牧師メッセージ


2025年3月

狭い門から入りなさい。

「狭い門から入りなさい。滅びに至る門は大きく、その道も広い。そして、そこから入る者は多い。命に通じる門は狭く、その道も細い。そして、それを見いだす者は少ない。」(マタイによる福音書 7:13-14)

 

 

かつて新聞記事で読んだ話です。

 

最近、各航空会社の頭を悩ませているのは航空燃料の値上がりなのだそうです。そこで某大手航空会社は、一機あたり500㎏を目標に燃料のダイエット中なんだとか。そしてそこで着目されたのが機内食の食器です。

 

スプーンとフォークの厚さを0.2㎜薄くし、それによって一本あたり約2グラムの減量をします。ファーストクラスやビジネスクラスでは器の質感を味わってもらうために磁器を用いているそうですが(乗ったことがないからわかりません!)、これについても普通のものより2、3割軽い軽量磁器を導入したのだそうです。

 

なんとも涙ぐましい努力のように思えますが、その「結果」を聴くと涙ぐましい、などとは言えなくなります。こうしたグラム単位の取り組みで1便あたり年間1,000万円、グループ会社全体で約7億円の燃料費節約になるというのです!

 

大手航空会社の年間の支出規模は莫大なものでしょうから、年間7億円はもしかしたらスズメの涙なのかも知れません。しかし、グラム単位の取り組みが年間7億円の結果を生み出す事実は、やはり見過ごせない事実に違いありません。

 

 

たとえば、ダイエットから英語力の学習、掃除用品に至るまで、巷では「即効性」がもてはやされています。
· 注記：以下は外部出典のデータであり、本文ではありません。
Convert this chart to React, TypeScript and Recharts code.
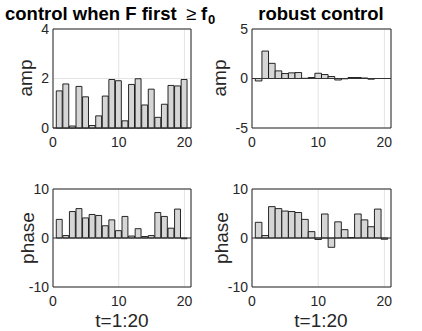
import { ComposedChart, Bar, XAxis, YAxis, CartesianGrid, ReferenceLine, ReferenceArea } from "recharts";

const t = [1, 2, 3, 4, 5, 6, 7, 8, 9, 10, 11, 12, 13, 14, 15, 16, 17, 18, 19, 20];

// control when F first >= f0
const ampFirst = [1.5, 1.78, 0.08, 1.68, 1.26, 0.1, 0.49, 1.29, 1.96, 1.91, 0.29, 1.76, 1.99, 0.93, 1.57, 0.43, 0.96, 1.72, 1.7, 1.96];
const phaseFirst = [3.8, 0.5, 5.4, 6.0, 4.1, 4.8, 4.6, 2.5, 3.7, 1.5, 4.4, 0.4, 1.9, 0.3, 0.5, 5.2, 4.4, 2.0, 5.9, -0.15];

// robust control
const ampRobust = [-0.25, 2.77, 1.53, 0.77, 0.5, 0.57, 0.6, 0.02, 0.1, 0.53, 0.4, 0.2, -0.15, -0.03, 0.1, 0.1, 0.05, -0.07, 0, 0];
const phaseRobust = [3.2, 0.5, 6.4, 6.0, 5.5, 5.4, 5.2, 3.8, 1.3, -0.3, 4.9, -1.9, 3.3, 1.7, 0.1, 4.9, 3.7, 2.3, 5.9, -0.25];

const xTicks = [0, 10, 20];
const ampTicksFirst = [0, 2, 4];
const ampTicksRobust = [-5, 0, 5];
const phaseTicks = [-10, 0, 10];

const FONT = "'Liberation Sans', Arial, Helvetica, sans-serif";
const INK = "#262626";

interface PanelProps {
  values: number[];
  yTicks: number[];
  left: number;
  top: number;
  height: number;
  axisWidth: number;
  right: number;
  bottom: number;
}

function Panel({ values, yTicks, left, top, height, axisWidth, right, bottom }: PanelProps) {
  const rows = t.map((x, i) => ({ t: x, v: values[i] }));
  const lo = yTicks[0];
  const hi = yTicks[yTicks.length - 1];
  return (
    <div style={{ position: "absolute", left, top }}>
      <ComposedChart
        width={211}
        height={height}
        data={rows}
        margin={{ top: 29, right, left: 0, bottom }}
      >
        <CartesianGrid stroke="#e3e3e3" strokeWidth={1} />
        <XAxis
          dataKey="t"
          type="number"
          domain={[0, 21]}
          ticks={xTicks}
          height={20}
          axisLine={false}
          tickLine={false}
          tickSize={0}
          tickMargin={9}
          tick={{ fontSize: 14, fill: INK, fontFamily: FONT }}
        />
        <YAxis
          type="number"
          domain={[lo, hi]}
          ticks={yTicks}
          width={axisWidth}
          axisLine={false}
          tickLine={false}
          tickSize={0}
          tickMargin={4}
          tick={{ fontSize: 14, fill: INK, fontFamily: FONT }}
        />
        <Bar
          dataKey="v"
          barSize={6.6}
          fill="#d6d6d6"
          stroke="#111"
          strokeWidth={0.9}
          isAnimationActive={false}
        />
        <ReferenceLine x1={0} y={0} stroke="#333" strokeWidth={1} />
        <ReferenceArea x1={0} x2={21} y1={lo} y2={hi} fill="none" stroke={INK} strokeWidth={1} />
      </ComposedChart>
    </div>
  );
}

export default function App() {
  return (
    <div style={{ position: "absolute", left: 0, top: 0, width: 422, height: 331, background: "#fff", fontFamily: FONT }}>
      <Panel values={ampFirst} yTicks={ampTicksFirst} left={0} top={0} height={160} axisWidth={53} right={20} bottom={12} />
      <Panel values={ampRobust} yTicks={ampTicksRobust} left={211} top={0} height={160} axisWidth={41} right={31} bottom={12} />
      <Panel values={phaseFirst} yTicks={phaseTicks} left={0} top={160} height={171} axisWidth={53} right={20} bottom={24} />
      <Panel values={phaseRobust} yTicks={phaseTicks} left={211} top={160} height={171} axisWidth={41} right={31} bottom={24} />
      <svg width={422} height={331} style={{ position: "absolute", left: 0, top: 0, pointerEvents: "none" }}>
        <text y={20} fill="#000" fontFamily={FONT} fontSize={18.5} fontWeight="bold">
          <tspan x={5}>control when F first</tspan>
          <tspan x={186} fontWeight="normal">≥</tspan>
          <tspan x={201}>f</tspan>
          <tspan x={208} dy={4} fontSize={13}>0</tspan>
        </text>
        <text x={321} y={20} textAnchor="middle" fill="#000" fontFamily={FONT} fontSize={18.5} fontWeight="bold">
          robust control
        </text>
        <text transform="translate(32,78) rotate(-90)" textAnchor="middle" fill={INK} fontFamily={FONT} fontSize={19}>amp</text>
        <text transform="translate(226,78) rotate(-90)" textAnchor="middle" fill={INK} fontFamily={FONT} fontSize={19}>amp</text>
        <text transform="translate(34,238) rotate(-90)" textAnchor="middle" fill={INK} fontFamily={FONT} fontSize={19}>phase</text>
        <text transform="translate(228,238) rotate(-90)" textAnchor="middle" fill={INK} fontFamily={FONT} fontSize={19}>phase</text>
        <text x={122} y={327} textAnchor="middle" fill={INK} fontFamily={FONT} fontSize={19}>t=1:20</text>
        <text x={321} y={327} textAnchor="middle" fill={INK} fontFamily={FONT} fontSize={19}>t=1:20</text>
      </svg>
    </div>
  );
}
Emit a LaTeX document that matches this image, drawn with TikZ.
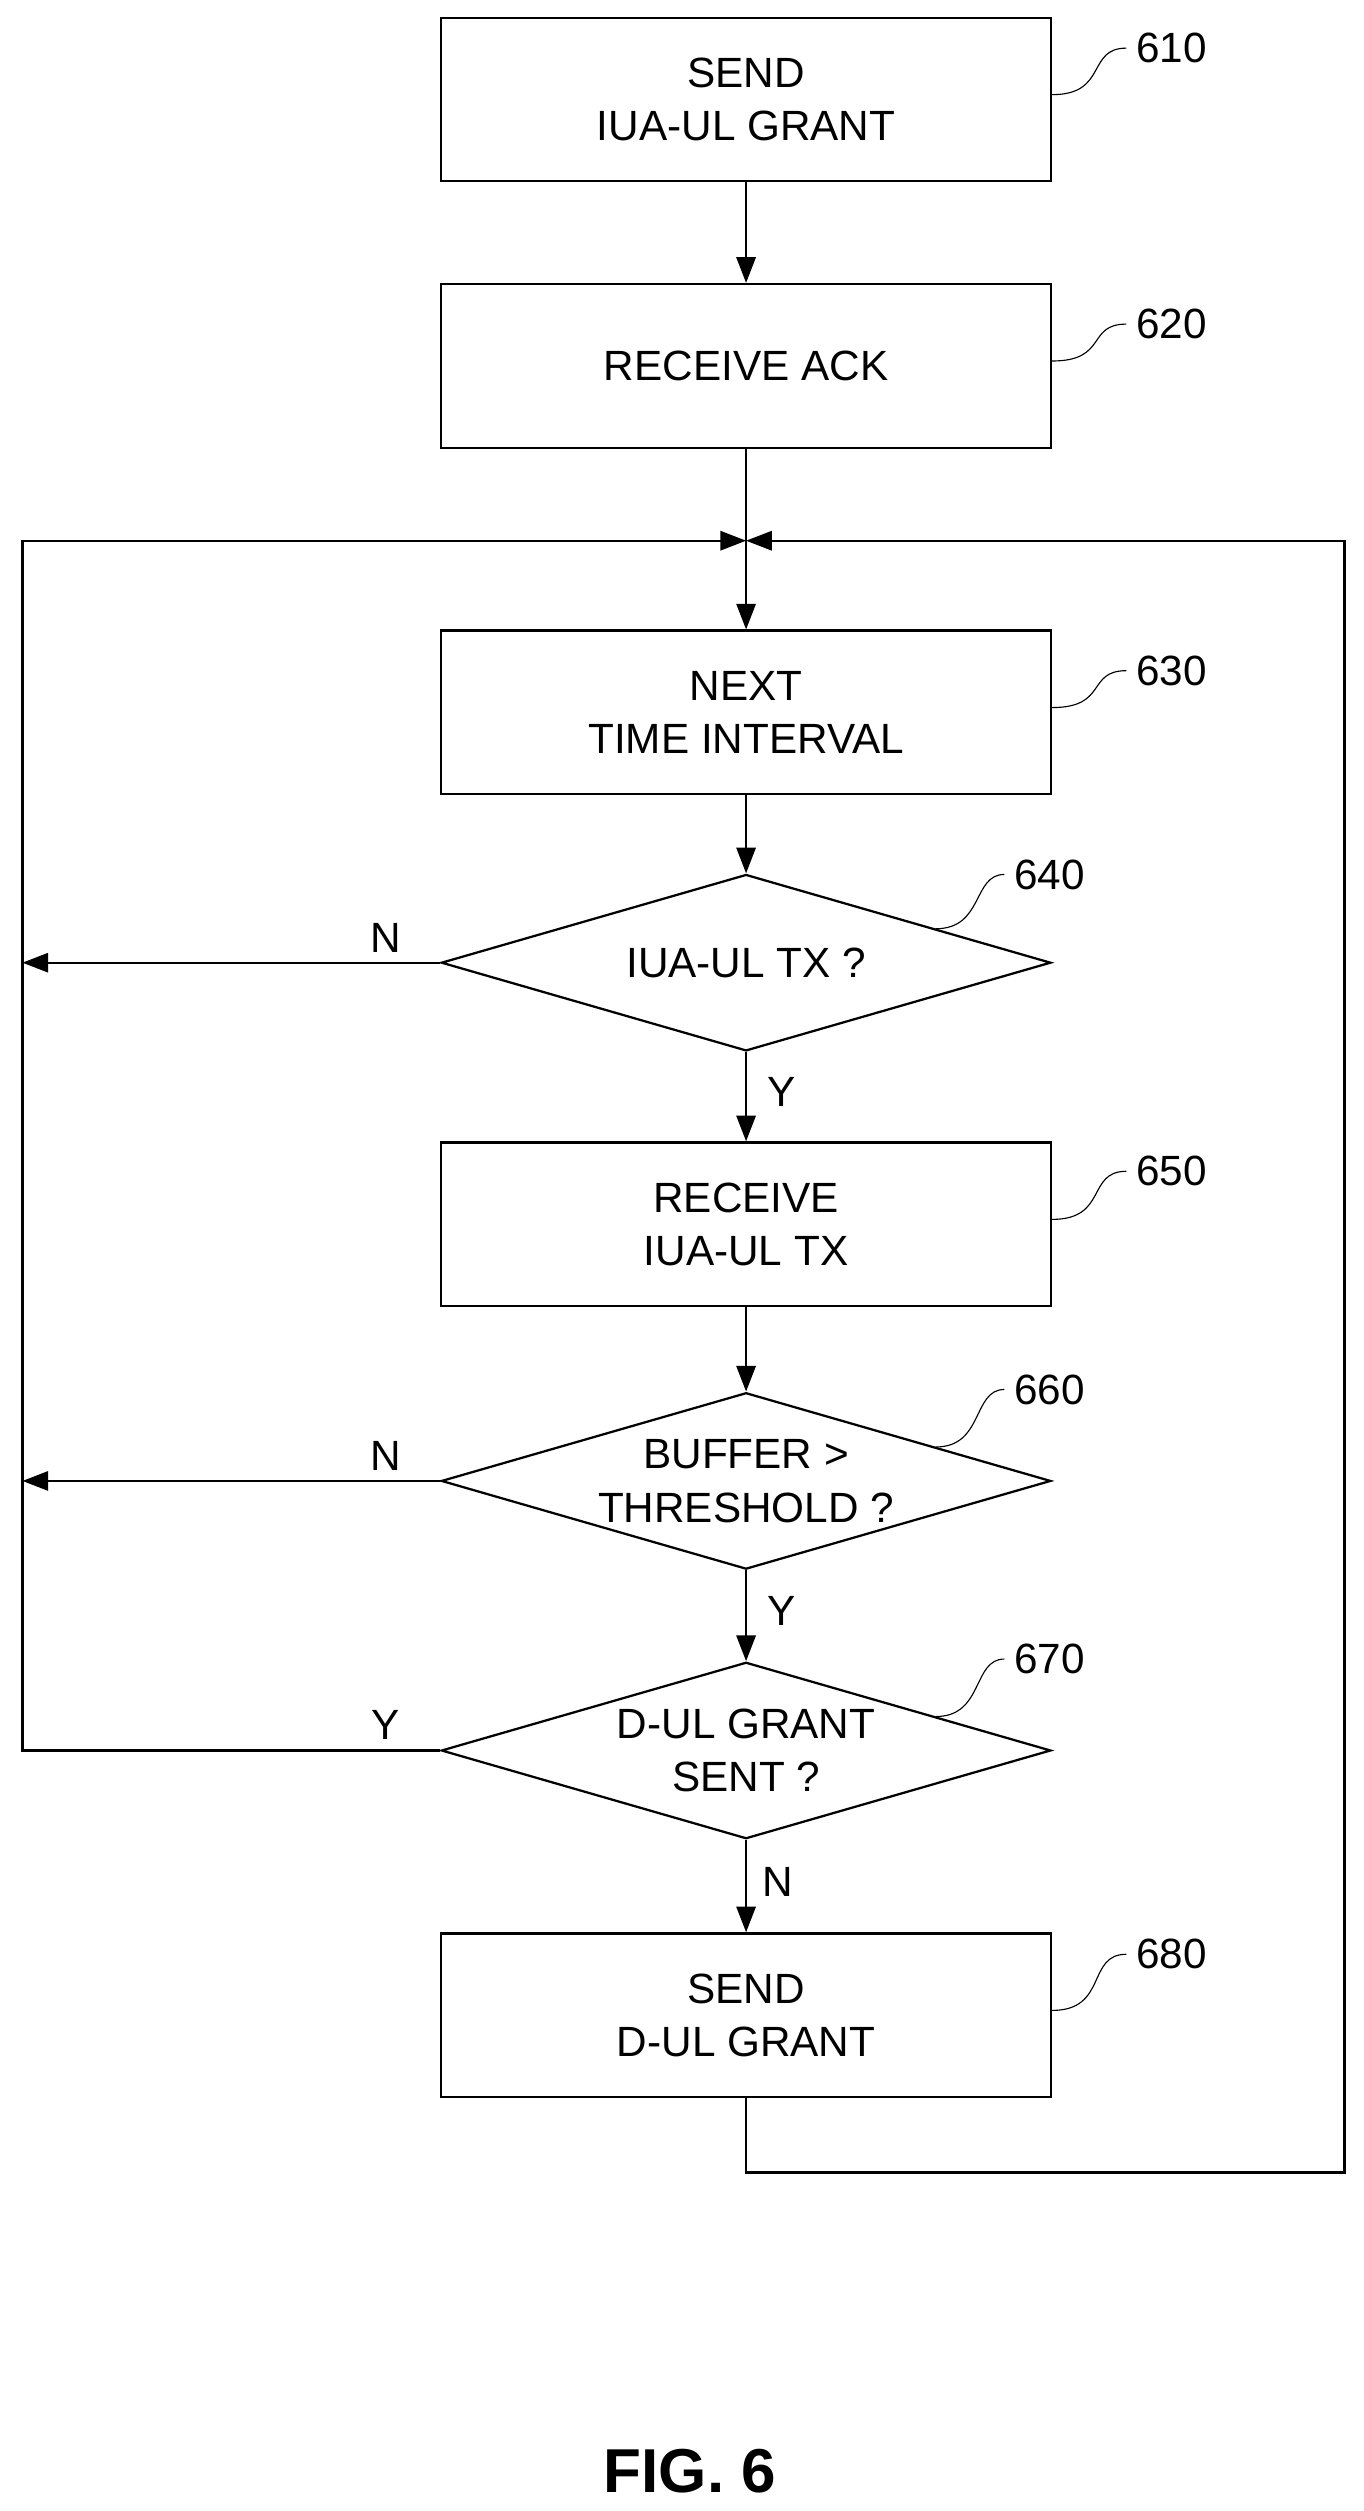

それは確かに魅力であり、テレビコマーシャルを見て通販会社に電話注文しよう!と思ったことがある人も少なくないのでないでしょうか。しかし、そんな時代にあっても、ますます「グラム単位の努力が疎かになってはならない」のでは…そう思います。「千里の道も一歩から」、「7億円の節約も0.2㎜から」、忘れずにいたい教訓です。